O trabalho envolve o alívio do sofrimento, por meio da avaliação e do tratamento da dor e de outros sintomas físicos, sociais, psicológicos e espirituais. E envolve uma equipe multidisciplinar, que pode ser composta por médicos, enfermeiros, psicólogos, fisioterapeutas, assistentes sociais e terapeutas ocupacionais. No Brasil, cerca de 625 mil pessoas precisam de cuidados paliativos, segundo o Ministério da Saúde.
O câncer é a principal causa associada aos cuidados paliativos, segundo dados da Worldwide Palliative Care Alliance.
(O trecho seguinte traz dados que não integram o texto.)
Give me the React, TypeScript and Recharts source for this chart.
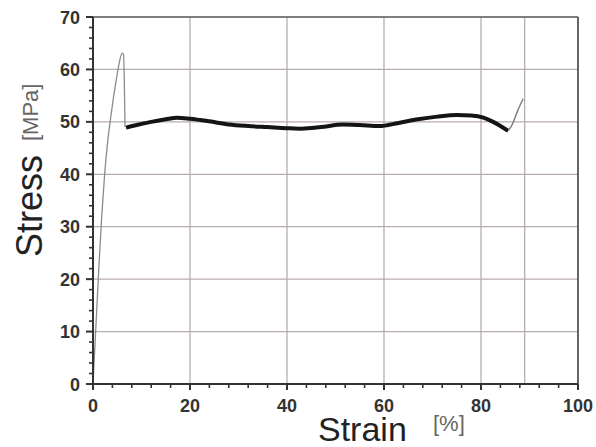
import { LineChart, Line, XAxis, YAxis, CartesianGrid, ReferenceLine, Label } from 'recharts';

// loading branch up to the yield peak and the drop
const loadStrain = [0, 0.6, 1.2, 1.8, 2.4, 3.0, 3.6, 4.2, 4.8, 5.4, 6.0, 6.3, 6.6];
const loadStress = [0, 11, 22, 32, 40, 46, 50.5, 54.5, 58, 61.2, 63.1, 62.8, 49];

// plateau (necking / cold drawing)
const drawStrain = [6.8, 9, 12, 15, 17.3, 20, 24, 28, 32, 36, 40, 43, 47, 51.5, 55, 59, 63, 67, 71, 75, 78, 80.5, 82.5, 84, 85.6];
const drawStress = [48.9, 49.4, 50.0, 50.5, 50.8, 50.6, 50.1, 49.5, 49.2, 49.0, 48.8, 48.7, 49.0, 49.5, 49.4, 49.2, 49.8, 50.5, 51.0, 51.3, 51.2, 50.8, 50.0, 49.2, 48.3];

// strain hardening up to break
const hardStrain = [85.6, 86.5, 87.5, 88.7];
const hardStress = [48.3, 49.6, 52.0, 54.4];

const breakStrain = 89;

const xMajorTicks = [0, 20, 40, 60, 80, 100];
const xMinorTicks = [4, 8, 12, 16, 24, 28, 32, 36, 44, 48, 52, 56, 64, 68, 72, 76, 84, 88, 92, 96];
const yMajorTicks = [0, 10, 20, 30, 40, 50, 60, 70];
const yMinorTicks = [2, 4, 6, 8, 12, 14, 16, 18, 22, 24, 26, 28, 32, 34, 36, 38, 42, 44, 46, 48, 52, 54, 56, 58, 62, 64, 66, 68];

const toRows = (xs: number[], ys: number[]) => xs.map((strain, i) => ({ strain, stress: ys[i] }));

const loadRows = toRows(loadStrain, loadStress);
const drawRows = toRows(drawStrain, drawStress);
const hardRows = toRows(hardStrain, hardStress);

const FONT = '"Liberation Sans", Arial, sans-serif';
const AXIS = '#333';
const GRID = '#b8adab';

function XTick(props: any) {
  const { x, y, payload } = props;
  const major = xMajorTicks.includes(payload.value);
  return (
    <g>
      <line x1={x} x2={x} y1={y} y2={y + (major ? 6 : 4)} stroke={AXIS} strokeWidth={major ? 2 : 1.6} />
      {major && (
        <text x={x} y={y + 28} textAnchor="middle" fontFamily={FONT} fontWeight="bold" fontSize={18} fill="#333">
          {payload.value}
        </text>
      )}
    </g>
  );
}

function YTick(props: any) {
  const { x, y, payload } = props;
  const major = yMajorTicks.includes(payload.value);
  return (
    <g>
      <line x1={x - (major ? 7 : 4)} x2={x} y1={y} y2={y} stroke={AXIS} strokeWidth={major ? 2 : 1.6} />
      {major && (
        <text x={x - 13} y={y + 6.5} textAnchor="end" fontFamily={FONT} fontWeight="bold" fontSize={18} fill="#333">
          {payload.value}
        </text>
      )}
    </g>
  );
}

const xTitle = () => (
  <g fontFamily={FONT}>
    <text x={318} y={441} fontSize={34} fill="#222">Strain</text>
    <text x={433} y={431} fontSize={22} fill="#666">[%]</text>
  </g>
);

const yTitle = () => (
  <g fontFamily={FONT}>
    <text x={42} y={257} transform="rotate(-90, 42, 257)" fontSize={36} fill="#222">Stress</text>
    <text x={38} y={141} transform="rotate(-90, 38, 141)" fontSize={22} fill="#666">[MPa]</text>
  </g>
);

export default function App() {
  const xTicks = [...xMajorTicks, ...xMinorTicks].sort((a, b) => a - b);
  const yTicks = [...yMajorTicks, ...yMinorTicks].sort((a, b) => a - b);
  return (
    <div style={{ position: 'absolute', left: 0, top: 0, background: '#fff' }}>
      <LineChart width={596} height={447} margin={{ top: 17, right: 18, left: 0, bottom: 0 }}>
        <CartesianGrid
          stroke={GRID}
          strokeWidth={1.3}
          horizontalValues={[10, 20, 30, 40, 50, 60]}
          verticalValues={[20, 40, 60, 80, breakStrain]}
        />
        <XAxis
          dataKey="strain"
          type="number"
          domain={[0, 100]}
          ticks={xTicks}
          interval={0}
          height={63}
          tickSize={0}
          tickMargin={0}
          tickLine={false}
          tick={<XTick />}
          axisLine={{ stroke: AXIS, strokeWidth: 2 }}
        >
          <Label content={xTitle} />
        </XAxis>
        <YAxis
          type="number"
          domain={[0, 70]}
          ticks={yTicks}
          interval={0}
          width={93}
          tickSize={0}
          tickMargin={0}
          tickLine={false}
          tick={<YTick />}
          axisLine={{ stroke: AXIS, strokeWidth: 2 }}
        >
          <Label content={yTitle} />
        </YAxis>
        <ReferenceLine y={70} stroke="#555" strokeWidth={1.6} />
        <ReferenceLine x={100} stroke="#555" strokeWidth={1.8} />
        <Line data={loadRows} dataKey="stress" type="monotone" stroke="#8a8a8a" strokeWidth={1.3} dot={false} isAnimationActive={false} />
        <Line data={drawRows} dataKey="stress" type="monotone" stroke="#141414" strokeWidth={4} dot={false} isAnimationActive={false} />
        <Line data={hardRows} dataKey="stress" type="monotone" stroke="#7a7a7a" strokeWidth={1.4} dot={false} isAnimationActive={false} />
      </LineChart>
    </div>
  );
}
A médica Arabella Freitas, do Instituto do Câncer do Estado de São Paulo (ICESP), observa que muitos pacientes oncológicos têm entre 40 e 50 anos e passam por uma interrupção brusca em suas biografias. Caroline, por sua vez, relata que é comum encontrar nos pacientes um discurso de culpa, por acreditarem que negligenciaram a própria saúde. A rapidez com que o câncer evolui tende a intensificar esse sentimento, exigindo da equipe um cuidado ainda mais atento e sensível.

Arabella trabalha de segunda a sexta-feira e dedica três dias exclusivamente ao acompanhamento de pacientes terminais. Em um único dia, chega a atender dez pessoas e já testemunhou cinco mortes em apenas uma manhã. “Coisas da história deles batem na minha história também, sempre vão bater”, diz. Por isso, defende que não se pode exigir tanta objetividade e frieza de paliativistas.
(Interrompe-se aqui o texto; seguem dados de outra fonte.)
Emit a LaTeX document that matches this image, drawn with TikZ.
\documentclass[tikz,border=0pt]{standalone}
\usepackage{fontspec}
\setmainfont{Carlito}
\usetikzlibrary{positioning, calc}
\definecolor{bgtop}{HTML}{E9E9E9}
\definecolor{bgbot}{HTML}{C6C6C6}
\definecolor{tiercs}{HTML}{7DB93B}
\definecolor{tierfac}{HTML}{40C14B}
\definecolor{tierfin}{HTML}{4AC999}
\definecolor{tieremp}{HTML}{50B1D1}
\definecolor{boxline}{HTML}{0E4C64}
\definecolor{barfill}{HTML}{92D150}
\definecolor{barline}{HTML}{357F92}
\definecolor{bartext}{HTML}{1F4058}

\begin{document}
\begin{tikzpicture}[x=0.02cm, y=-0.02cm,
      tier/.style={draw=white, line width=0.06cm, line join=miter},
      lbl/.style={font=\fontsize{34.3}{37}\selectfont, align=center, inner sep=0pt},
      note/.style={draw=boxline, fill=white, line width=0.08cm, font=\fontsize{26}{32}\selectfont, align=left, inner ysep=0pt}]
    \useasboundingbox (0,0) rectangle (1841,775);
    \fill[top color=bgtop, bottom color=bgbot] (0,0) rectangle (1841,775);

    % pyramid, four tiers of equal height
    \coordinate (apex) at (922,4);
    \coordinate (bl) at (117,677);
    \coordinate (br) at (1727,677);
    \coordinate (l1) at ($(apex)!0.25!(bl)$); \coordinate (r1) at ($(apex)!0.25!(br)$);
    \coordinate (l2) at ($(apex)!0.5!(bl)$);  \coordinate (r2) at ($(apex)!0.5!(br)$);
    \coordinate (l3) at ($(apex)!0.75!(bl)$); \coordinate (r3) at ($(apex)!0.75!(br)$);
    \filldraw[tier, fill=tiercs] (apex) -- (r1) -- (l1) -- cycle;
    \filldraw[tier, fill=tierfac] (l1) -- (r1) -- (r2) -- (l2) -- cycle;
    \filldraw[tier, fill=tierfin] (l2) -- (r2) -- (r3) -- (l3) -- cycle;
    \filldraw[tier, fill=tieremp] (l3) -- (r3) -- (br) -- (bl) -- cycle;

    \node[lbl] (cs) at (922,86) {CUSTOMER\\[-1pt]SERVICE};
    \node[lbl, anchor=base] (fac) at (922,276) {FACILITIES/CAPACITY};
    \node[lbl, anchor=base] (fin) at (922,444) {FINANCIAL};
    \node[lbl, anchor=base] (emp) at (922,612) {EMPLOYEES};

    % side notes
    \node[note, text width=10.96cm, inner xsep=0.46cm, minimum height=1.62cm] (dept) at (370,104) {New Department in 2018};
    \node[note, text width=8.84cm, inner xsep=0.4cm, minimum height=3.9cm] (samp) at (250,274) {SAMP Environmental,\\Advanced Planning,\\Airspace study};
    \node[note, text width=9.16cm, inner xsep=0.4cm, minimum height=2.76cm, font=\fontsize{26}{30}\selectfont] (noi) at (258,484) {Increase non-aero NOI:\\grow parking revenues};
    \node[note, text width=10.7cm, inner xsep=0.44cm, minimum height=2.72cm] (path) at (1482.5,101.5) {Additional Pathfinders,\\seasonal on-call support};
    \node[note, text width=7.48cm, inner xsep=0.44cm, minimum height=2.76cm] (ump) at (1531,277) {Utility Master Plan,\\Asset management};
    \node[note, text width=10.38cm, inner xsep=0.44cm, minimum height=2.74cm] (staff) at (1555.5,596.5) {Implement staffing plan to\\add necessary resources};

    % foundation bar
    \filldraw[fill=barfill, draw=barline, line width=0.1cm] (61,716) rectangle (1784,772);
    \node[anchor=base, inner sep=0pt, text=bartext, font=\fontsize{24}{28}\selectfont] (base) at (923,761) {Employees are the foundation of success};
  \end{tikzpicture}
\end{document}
Mas a entrega tem um custo. Após três anos trabalhando com pacientes em fim de vida, Arabella passou por um burnout no ano passado, esgotamento que ela atribui à falta de dimensão da carga emocional exigida pela profissão, um “adoecimento estrutural”. Caroline viveu situação semelhante logo no primeiro ano de residência. O caso das duas não é isolado: um estudo publicado na revista Journal of Pain and Symptom Management, em 2020, revelou que 38% dos profissionais paliativistas já enfrentaram burnout em algum momento da carreira.
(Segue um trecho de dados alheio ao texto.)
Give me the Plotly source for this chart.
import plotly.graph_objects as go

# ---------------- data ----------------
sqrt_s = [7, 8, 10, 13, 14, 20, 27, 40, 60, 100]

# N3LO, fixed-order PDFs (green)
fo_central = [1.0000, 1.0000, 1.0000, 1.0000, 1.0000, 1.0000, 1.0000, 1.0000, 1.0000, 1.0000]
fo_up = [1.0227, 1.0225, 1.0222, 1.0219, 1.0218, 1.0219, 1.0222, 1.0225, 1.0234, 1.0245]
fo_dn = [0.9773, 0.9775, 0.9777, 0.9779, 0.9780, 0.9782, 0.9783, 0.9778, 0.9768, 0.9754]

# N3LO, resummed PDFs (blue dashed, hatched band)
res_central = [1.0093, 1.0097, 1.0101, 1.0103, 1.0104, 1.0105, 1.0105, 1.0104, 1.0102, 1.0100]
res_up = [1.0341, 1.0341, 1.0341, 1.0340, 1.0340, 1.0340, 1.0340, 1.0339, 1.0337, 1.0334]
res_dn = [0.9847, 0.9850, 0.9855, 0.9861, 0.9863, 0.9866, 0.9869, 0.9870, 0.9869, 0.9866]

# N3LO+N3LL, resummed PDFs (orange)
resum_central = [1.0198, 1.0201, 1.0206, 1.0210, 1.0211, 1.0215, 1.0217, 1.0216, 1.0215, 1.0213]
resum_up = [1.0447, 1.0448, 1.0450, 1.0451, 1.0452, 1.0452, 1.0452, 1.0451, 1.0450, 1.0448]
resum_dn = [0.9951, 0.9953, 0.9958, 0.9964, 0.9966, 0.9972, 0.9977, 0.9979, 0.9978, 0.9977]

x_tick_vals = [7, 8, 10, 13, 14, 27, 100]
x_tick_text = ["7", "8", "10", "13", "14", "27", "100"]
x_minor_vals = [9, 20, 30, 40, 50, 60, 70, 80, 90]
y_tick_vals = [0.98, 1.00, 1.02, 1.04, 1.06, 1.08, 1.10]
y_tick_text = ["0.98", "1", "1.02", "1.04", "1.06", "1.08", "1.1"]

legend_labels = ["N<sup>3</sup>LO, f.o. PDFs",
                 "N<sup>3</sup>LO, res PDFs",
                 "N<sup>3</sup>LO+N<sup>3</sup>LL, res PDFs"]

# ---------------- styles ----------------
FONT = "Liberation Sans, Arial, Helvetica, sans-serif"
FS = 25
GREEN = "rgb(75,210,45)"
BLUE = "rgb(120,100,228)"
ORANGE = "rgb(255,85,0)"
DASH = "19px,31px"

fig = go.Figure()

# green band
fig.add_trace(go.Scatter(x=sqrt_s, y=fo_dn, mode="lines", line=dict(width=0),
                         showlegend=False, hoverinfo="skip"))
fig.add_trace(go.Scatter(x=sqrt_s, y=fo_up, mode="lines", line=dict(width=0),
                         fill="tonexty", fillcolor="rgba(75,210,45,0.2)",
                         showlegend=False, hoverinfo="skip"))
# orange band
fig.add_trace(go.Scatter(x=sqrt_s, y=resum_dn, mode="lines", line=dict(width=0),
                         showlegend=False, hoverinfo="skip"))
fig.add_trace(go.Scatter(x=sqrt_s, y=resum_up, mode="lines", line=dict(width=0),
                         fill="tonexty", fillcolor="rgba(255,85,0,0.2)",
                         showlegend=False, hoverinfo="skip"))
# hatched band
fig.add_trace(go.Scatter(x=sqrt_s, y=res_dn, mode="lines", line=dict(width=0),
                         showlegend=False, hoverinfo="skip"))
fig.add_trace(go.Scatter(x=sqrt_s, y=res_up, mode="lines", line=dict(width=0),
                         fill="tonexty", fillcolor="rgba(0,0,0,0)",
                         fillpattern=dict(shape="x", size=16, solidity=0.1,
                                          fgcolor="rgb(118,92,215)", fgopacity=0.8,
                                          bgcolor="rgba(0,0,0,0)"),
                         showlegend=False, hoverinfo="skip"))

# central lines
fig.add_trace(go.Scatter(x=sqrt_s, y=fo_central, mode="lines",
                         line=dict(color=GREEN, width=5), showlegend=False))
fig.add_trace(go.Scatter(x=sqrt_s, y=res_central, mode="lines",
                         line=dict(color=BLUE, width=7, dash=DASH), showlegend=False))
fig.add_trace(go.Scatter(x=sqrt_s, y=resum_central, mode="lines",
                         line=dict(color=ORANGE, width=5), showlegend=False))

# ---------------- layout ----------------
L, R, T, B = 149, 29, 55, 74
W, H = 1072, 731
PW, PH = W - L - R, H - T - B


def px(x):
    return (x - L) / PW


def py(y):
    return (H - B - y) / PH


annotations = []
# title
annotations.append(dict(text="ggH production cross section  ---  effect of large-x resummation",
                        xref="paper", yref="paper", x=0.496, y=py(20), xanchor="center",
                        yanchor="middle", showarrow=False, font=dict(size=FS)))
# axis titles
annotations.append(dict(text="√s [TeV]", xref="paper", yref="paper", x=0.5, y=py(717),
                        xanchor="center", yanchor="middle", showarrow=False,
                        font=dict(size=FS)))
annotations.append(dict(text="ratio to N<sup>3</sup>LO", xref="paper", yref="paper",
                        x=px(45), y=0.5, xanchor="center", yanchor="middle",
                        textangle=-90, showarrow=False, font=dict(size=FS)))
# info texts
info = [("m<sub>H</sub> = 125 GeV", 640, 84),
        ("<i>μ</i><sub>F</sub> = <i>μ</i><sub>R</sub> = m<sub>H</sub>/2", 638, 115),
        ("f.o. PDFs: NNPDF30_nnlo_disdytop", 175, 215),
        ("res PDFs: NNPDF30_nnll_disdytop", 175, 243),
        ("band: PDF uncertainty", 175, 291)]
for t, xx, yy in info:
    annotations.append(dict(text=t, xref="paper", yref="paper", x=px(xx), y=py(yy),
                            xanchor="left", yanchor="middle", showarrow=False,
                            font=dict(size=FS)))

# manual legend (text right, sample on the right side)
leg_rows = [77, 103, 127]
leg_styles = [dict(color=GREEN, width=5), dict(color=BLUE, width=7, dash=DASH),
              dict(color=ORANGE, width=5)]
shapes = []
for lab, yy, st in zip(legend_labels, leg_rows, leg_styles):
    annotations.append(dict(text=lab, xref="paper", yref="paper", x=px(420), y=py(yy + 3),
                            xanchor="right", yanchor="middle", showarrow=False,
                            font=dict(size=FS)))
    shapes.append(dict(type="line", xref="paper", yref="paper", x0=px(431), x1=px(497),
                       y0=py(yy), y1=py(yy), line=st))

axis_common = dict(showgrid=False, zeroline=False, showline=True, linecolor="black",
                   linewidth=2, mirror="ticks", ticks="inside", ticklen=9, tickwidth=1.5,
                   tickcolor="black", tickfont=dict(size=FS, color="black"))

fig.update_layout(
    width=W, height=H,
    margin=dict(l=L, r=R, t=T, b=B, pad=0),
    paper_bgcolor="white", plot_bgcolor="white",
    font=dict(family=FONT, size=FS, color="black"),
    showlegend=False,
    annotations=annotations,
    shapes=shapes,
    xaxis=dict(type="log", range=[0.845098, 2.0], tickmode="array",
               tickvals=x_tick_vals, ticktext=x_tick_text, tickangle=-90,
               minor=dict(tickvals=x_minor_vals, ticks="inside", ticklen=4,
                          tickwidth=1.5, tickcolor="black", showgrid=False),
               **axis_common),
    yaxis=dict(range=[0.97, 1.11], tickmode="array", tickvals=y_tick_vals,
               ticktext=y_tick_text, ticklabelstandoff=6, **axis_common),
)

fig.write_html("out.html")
Hoje, ambas tentam cuidar de si com a mesma dedicação que oferecem aos outros. Arabella evita trabalhar à noite, prioriza o sono, faz atividade física e terapia com regularidade. Também valoriza o apoio de outras mulheres da área, que formam uma rede de suporte afetiva e profissional. “A gente conversa, compartilha o propósito e se protege”, conta.
Caroline mantém acompanhamento psicológico e passou a valorizar mais o convívio familiar. Nos fins de semana, costuma viajar a Sorocaba para ver os pais, irmãos e sobrinhas, mesmo que precise ir e voltar no mesmo dia. Perguntada sobre como sente a morte de um paciente de quem cuidou, responde: “Eu sinto saudade”.
*Caio Rocha é finalista do Prêmio A.C.Camargo Jovem Jornalista.